There’s probably no better place to get the lay of the land around Banff than Mount Norquay. A road switchbacks up the front of the mountain to the Norquay Ski Resort, and along the way, you’ll get some great views. In this picture, the Mount Norquay Road interchange on Highway 1 is near the bottom, the town of Banff is in the middle, Sulphur Mountain is on the right, and Mount Rundle is on the left.
Tunnel Mountain is the smaller hill in front of Mount Rundle — and you can even see Tunnel Mountain Drive carved into the hillside.
I had already hiked one long trail on this day, but I was tempted to tackle another one at the top of Mount Norquay.
The trail to Stony Squaw begins at the parking area, just below the entrance to the ski area.
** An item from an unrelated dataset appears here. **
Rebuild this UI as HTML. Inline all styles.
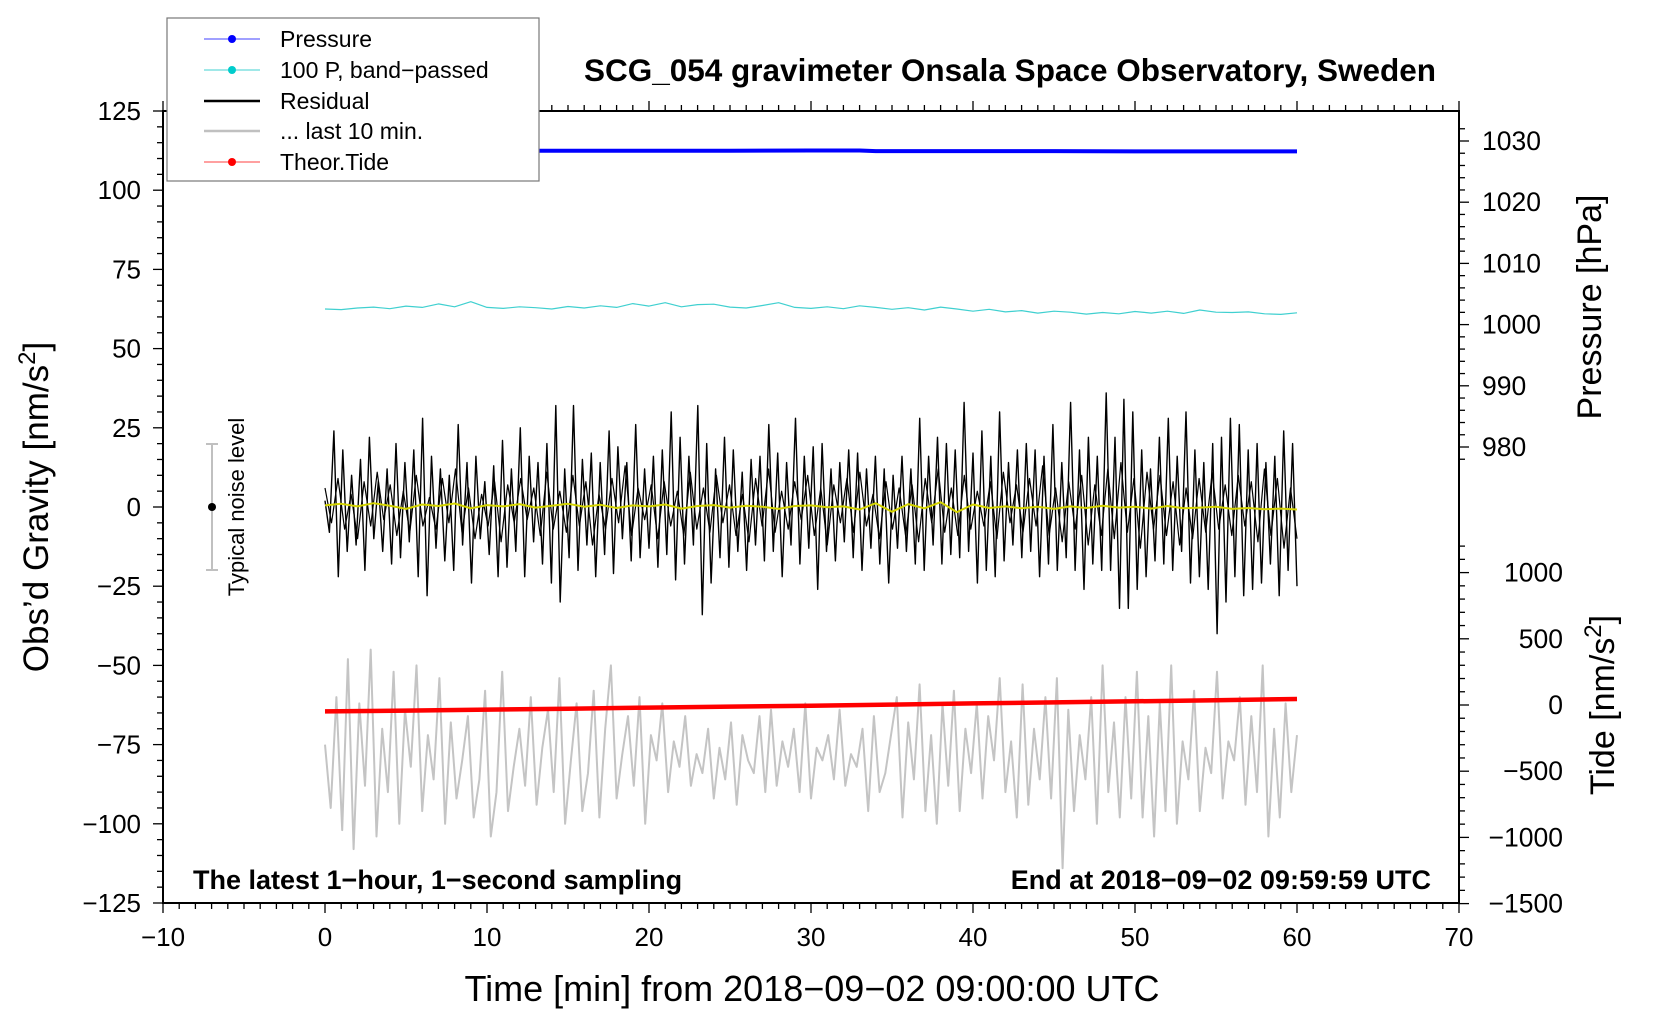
<!DOCTYPE html>
<html><head><meta charset="utf-8">
<style>
html,body{margin:0;padding:0;background:#fff;}
svg{display:block;font-family:"Liberation Sans",sans-serif;}
</style></head>
<body>
<svg id="chart" width="1660" height="1020" viewBox="0 0 1660 1020" xmlns="http://www.w3.org/2000/svg">
<rect x="0" y="0" width="1660" height="1020" fill="#fff"/>
<g id="series"></g>
<g id="axes"></g>
<text x="1010" y="81" text-anchor="middle" font-size="31.5" font-weight="bold">SCG_054 gravimeter Onsala Space Observatory, Sweden</text>
<text transform="translate(48,507) rotate(-90)" text-anchor="middle" font-size="35">Obs’d Gravity [nm/s<tspan dy="-13" font-size="24">2</tspan><tspan dy="13">]</tspan></text>
<text x="812" y="1001" text-anchor="middle" font-size="36">Time [min] from 2018−09−02 09:00:00 UTC</text>
<text transform="translate(1601,307) rotate(-90)" text-anchor="middle" font-size="34">Pressure [hPa]</text>
<text transform="translate(1614,705) rotate(-90)" text-anchor="middle" font-size="34">Tide [nm/s<tspan dy="-13" font-size="24">2</tspan><tspan dy="13">]</tspan></text>
<text x="193" y="889" font-size="27" font-weight="bold">The latest 1−hour, 1−second sampling</text>
<text x="1431" y="889" text-anchor="end" font-size="27" font-weight="bold">End at 2018−09−02 09:59:59 UTC</text>
<g>
<line x1="212" y1="444" x2="212" y2="570" stroke="#c0c0c0" stroke-width="2"/>
<line x1="206" y1="444" x2="218" y2="444" stroke="#c0c0c0" stroke-width="2"/>
<line x1="206" y1="570" x2="218" y2="570" stroke="#c0c0c0" stroke-width="2"/>
<circle cx="212" cy="507" r="4" fill="#000"/>
<text transform="translate(244,507) rotate(-90)" text-anchor="middle" font-size="22">Typical noise level</text>
</g>
<g>
<rect x="167" y="18" width="372" height="163" fill="#fff" stroke="#777" stroke-width="1.2"/>
<g><line x1="204" y1="39" x2="260" y2="39" stroke="#4040ff" stroke-width="1"/><circle cx="232" cy="39" r="4" fill="#0000ff"/><text x="280" y="47" font-size="23">Pressure</text></g>
<g><line x1="204" y1="70" x2="260" y2="70" stroke="#40d0d0" stroke-width="1"/><circle cx="232" cy="70" r="4" fill="#00cccc"/><text x="280" y="78" font-size="23">100 P, band−passed</text></g>
<g><line x1="204" y1="101" x2="260" y2="101" stroke="#000" stroke-width="2.5"/><text x="280" y="109" font-size="23">Residual</text></g>
<g><line x1="204" y1="131" x2="260" y2="131" stroke="#c0c0c0" stroke-width="2.5"/><text x="280" y="139" font-size="23">... last 10 min.</text></g>
<g><line x1="204" y1="162" x2="260" y2="162" stroke="#ff4040" stroke-width="1"/><circle cx="232" cy="162" r="4" fill="#ff0000"/><text x="280" y="170" font-size="23">Theor.Tide</text></g>
</g>
</svg>
<script>
// ---- data ----
const xTicks = [-10,0,10,20,30,40,50,60,70];
const yTicks = [125,100,75,50,25,0,-25,-50,-75,-100,-125];
const pTicks = [1030,1020,1010,1000,990,980];
const tTicks = [1000,500,0,-500,-1000,-1500];
const pressureTimes = [0,5,10,15,20,25,30,33,34,40,45,50,55,60];
const pressureValues = [1028.4,1028.4,1028.4,1028.4,1028.4,1028.4,1028.45,1028.45,1028.35,1028.35,1028.35,1028.3,1028.3,1028.3];
const tideTimes = [0,5,10,15,20,25,30,35,40,45,50,55,60];
const tideValues = [-48,-42,-35,-28,-20,-12,-5,3,12,20,28,36,45];
const bandPassed = [62.5,62.3,62.8,63.1,62.6,63.4,63.0,64.1,63.2,64.8,63.0,62.7,63.2,62.9,62.5,63.3,62.8,63.5,63.0,64.2,63.4,64.5,63.2,63.9,64.0,63.1,62.8,63.6,64.5,63.0,62.7,63.2,62.6,63.5,63.0,62.4,62.9,62.2,63.1,62.5,61.8,62.4,61.6,62.0,61.2,61.8,61.5,60.9,61.4,61.0,61.7,61.2,61.8,61.1,62.2,61.5,61.4,61.6,61.0,60.8,61.3];
const smoothResid = [0.5,1.0,0.2,1.2,0.4,-0.6,0.8,0.3,1.1,-0.4,0.6,0.2,0.9,-0.2,0.4,1.0,0.1,0.7,-0.3,0.5,0.2,0.8,-0.5,0.3,0.6,-0.2,0.4,0.1,-0.6,0.3,0.5,-0.1,0.2,-0.8,1.2,-1.5,0.9,-0.4,1.5,-1.6,0.8,-0.3,0.2,-0.4,0.1,-0.6,0.2,-0.3,0.4,-0.2,0.1,-0.5,0.3,-0.4,-0.2,0.1,-0.6,-0.3,-0.7,-0.5,-0.8];
const residual = [
2,-8,24,-22,18,-14,10,-12,15,-20,22,-10,8,-14,12,-18,20,-16,14,-11,
18,-22,28,-28,16,-13,12,-17,10,-20,26,-12,14,-24,16,-10,8,-15,13,-22,
21,-19,12,-14,25,-22,16,-11,14,-18,20,-24,32,-30,12,-16,32,-20,15,-12,
17,-22,14,-15,24,-21,19,-10,14,-17,26,-16,12,-13,16,-19,18,-15,30,-23,
22,-18,16,-12,32,-34,20,-24,12,-16,22,-19,18,-14,11,-20,15,-12,16,-17,
26,-14,17,-22,14,-12,28,-18,16,-13,19,-26,20,-14,12,-17,14,-11,18,-16,
17,-20,12,-13,16,-18,12,-24,10,-13,16,-14,12,-18,28,-20,16,-12,22,-18,
20,-15,18,-16,33,-14,17,-24,24,-20,16,-22,30,-17,14,-12,18,-16,20,-14,
18,-22,16,-18,26,-20,14,-16,33,-20,18,-26,22,-18,16,-20,36,-20,22,-32,
34,-32,30,-26,18,-22,12,-17,22,-18,28,-20,16,-14,30,-24,18,-22,14,-26,
20,-40,22,-30,28,-22,26,-28,18,-26,20,-24,14,-18,16,-28,24,-20,20,-25
];
const residualFine = [
6,-5,9,-7,4,-10,8,-6,11,-4,7,-9,5,-8,10,-6,3,-7,9,-5,12,-8,6,-10,4,-6,8,-11,7,-5,
9,-4,6,-9,11,-7,5,-8,10,-6,8,-12,4,-7,9,-5,13,-9,6,-4,7,-10,8,-6,5,-9,11,-7,6,-8,
10,-5,7,-9,4,-11,9,-6,12,-8,5,-7,8,-4,10,-9,6,-12,7,-5,9,-8,11,-6,4,-10,8,-7,6,-9,
7,-11,9,-5,12,-8,6,-9,10,-7,5,-6,8,-10,11,-5,7,-8,9,-6,13,-9,6,-11,8,-7,10,-12,7,-9,
12,-10,14,-8,9,-13,11,-7,10,-9,8,-12,6,-10,9,-8,11,-7,7,-9,10,-6,8,-11,12,-9,9,-13,6,-10
];
const lastTen = [
-75,-95,-60,-102,-48,-108,-62,-88,-45,-104,-70,-90,-52,-100,-64,-82,-50,-96,-72,-86,
-54,-100,-68,-92,-80,-66,-98,-86,-58,-104,-90,-52,-96,-82,-70,-88,-60,-94,-76,-64,
-90,-54,-100,-80,-62,-96,-84,-58,-98,-70,-50,-92,-78,-66,-88,-60,-100,-72,-80,-62,
-90,-74,-82,-66,-88,-78,-84,-70,-92,-76,-86,-68,-94,-72,-80,-84,-66,-90,-64,-88,
-74,-82,-70,-90,-62,-92,-76,-80,-72,-86,-64,-88,-78,-82,-70,-96,-66,-90,-84,-72,
-60,-98,-68,-86,-56,-96,-72,-100,-62,-88,-58,-96,-70,-84,-62,-92,-66,-80,-54,-90,
-74,-98,-56,-94,-70,-86,-60,-92,-54,-114,-64,-96,-72,-86,-60,-100,-50,-90,-68,-98,
-60,-92,-52,-98,-66,-104,-62,-96,-50,-100,-74,-86,-58,-96,-76,-84,-52,-92,-74,-80,
-60,-94,-66,-90,-50,-104,-70,-98,-62,-90,-72
];
// ---- scales ----
const X0=163, X1=1459, Y0=111, Y1=903;
function xs(m){return X0+(m+10)*(X1-X0)/80;}
function yg(v){return Y0+(125-v)*(Y1-Y0)/250;}
function yp(p){return 141+(1030-p)*6.12;}
function yt(t){return 705-t*0.1324;}
const NS="http://www.w3.org/2000/svg";
function mk(tag,attrs,parent){const e=document.createElementNS(NS,tag);for(const k in attrs)e.setAttribute(k,attrs[k]);parent.appendChild(e);return e;}
const S=document.getElementById('series'), A=document.getElementById('axes');
function poly(xsArr,ysArr,color,w,name){
  let pts=xsArr.map((x,i)=>x.toFixed(1)+','+ysArr[i].toFixed(1)).join(' ');
  const p=mk('polyline',{points:pts,fill:'none',stroke:color,'stroke-width':w,'stroke-linejoin':'round'},S);
  
  
  return p;
}
poly(lastTen.map((v,i)=>xs(i*60/(lastTen.length-1))),lastTen.map(yg),'#c4c4c4',2,'last-10-min-line');
poly(residualFine.map((v,i)=>xs(i*60/(residualFine.length-1))),residualFine.map(yg),'#000',1.2,'residual-fine-line');
poly(residual.map((v,i)=>xs(i*60/(residual.length-1))),residual.map(yg),'#000',1.4,'residual-line');
poly(smoothResid.map((v,i)=>xs(i*60/(smoothResid.length-1))),smoothResid.map(yg),'#d4d400',2,'residual-smoothed-line');
poly(bandPassed.map((v,i)=>xs(i*60/(bandPassed.length-1))),bandPassed.map(yg),'#40d0d0',1.2,'band-passed-pressure-line');
poly(pressureTimes.map(xs),pressureValues.map(yp),'#0000ff',4,'pressure-line');
poly(tideTimes.map(xs),tideValues.map(yt),'#ff0000',4.5,'tide-line');
const fr=mk('rect',{x:X0,y:Y0,width:X1-X0,height:Y1-Y0,fill:'none',stroke:'#000','stroke-width':2},A);


for(let m=-10;m<=70;m++){
  const major=(m%10===0);const L=major?10:6;const x=xs(m);
  mk('line',{x1:x,y1:Y1,x2:x,y2:Y1+L,stroke:'#000','stroke-width':1.3},A);
  mk('line',{x1:x,y1:Y0,x2:x,y2:Y0-L,stroke:'#000','stroke-width':1.3},A);
}
xTicks.forEach(m=>{
  const t=mk('text',{x:xs(m),y:Y1+43,'text-anchor':'middle','font-size':26},A);
  t.textContent=(m<0?'−'+(-m):''+m);
  
  
});
for(let v=-125;v<=125;v+=5){
  const major=(v%25===0);const L=major?10:6;const y=yg(v);
  mk('line',{x1:X0,y1:y,x2:X0-L,y2:y,stroke:'#000','stroke-width':1.3},A);
}
yTicks.forEach(v=>{
  const t=mk('text',{x:X0-22,y:yg(v)+9,'text-anchor':'end','font-size':26},A);
  t.textContent=(v<0?'−'+(-v):''+v);
  
  
});
for(let p=978;p<=1032;p+=2){
  const y=yp(p);if(y<Y0)continue;const L=(p%10===0)?10:6;
  mk('line',{x1:X1,y1:y,x2:X1+L,y2:y,stroke:'#000','stroke-width':1.3},A);
}
pTicks.forEach(p=>{
  const t=mk('text',{x:X1+23,y:yp(p)+9,'font-size':26.5},A);
  t.textContent=''+p;
  
  
});
for(let v=-1500;v<=1200;v+=100){
  const y=yt(v);const L=(v%500===0)?10:6;
  mk('line',{x1:X1,y1:y,x2:X1+L,y2:y,stroke:'#000','stroke-width':1.3},A);
}
tTicks.forEach(v=>{
  const t=mk('text',{x:X1+104,y:yt(v)+9,'text-anchor':'end','font-size':26.5},A);
  t.textContent=(v<0?'−'+(-v):''+v);
  
  
});
</script>
</body></html>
The sign at the trailhead says it’s 2.2 kilometers (1.4 miles) to the summit of Stony Squaw — but my guidebook said the trail was a 2.4 kilometer loop. My guidebook was wrong, but it would be a while before I figured that out. If I had known I was setting out on a 4+ kilometer trail, I probably would have chosen to go back to Banff, eat a nice dinner, and soak my feet in the tub. Instead, I started climbing another hill.
The trail to the summit of Stony Squaw stays covered in trees for the entire journey. Even though there aren’t any stunning views, it’s still a nice walk, and a beautiful forest…
… complete with mushrooms…
… and a whole lot of green. I was enjoying the walk, even though I didn’t know exactly where I was going, or how far I’d have to go to get there.
As close as I can figure, this is the summit of Stony Squaw. The trail became a bit harder to follow as it crossed over this rocky outcropping. This was the highest point I could find, but there was no view in any direction — another inaccuracy in my guidebook. I continued beyond the summit, where the trail (even more faint) headed downhill. It was a steep descent — so much so, that twice I decided I must be in the wrong place, then turned around, only to decide to keep going. After all, I thought I was on some sort of loop trail, and my GPS device (which didn’t work well underneath the clouds and the trees) said I had already walked 1.9 kilometers. If I was on a loop trail, it would take much longer to backtrack.
A short distance down the steep path, I finally found a viewpoint. It wasn’t great, though — trees were in the way. The view from the road was much better (and didn’t require any effort). Frustrated and worried, I turned around. I had a difficult hike back to the summit, up a hillside that was almost too steep to safely climb — and it started raining.
Of course, I made it back safely. I hiked quickly on the return trip, since it was getting late and getting dark. On the drive back to town, I only stopped to take one more picture…
… and then went back to the motel for the night. I was getting tired of the rain and clouds, and I was hoping I wouldn’t waste any more time on hikes that went nowhere.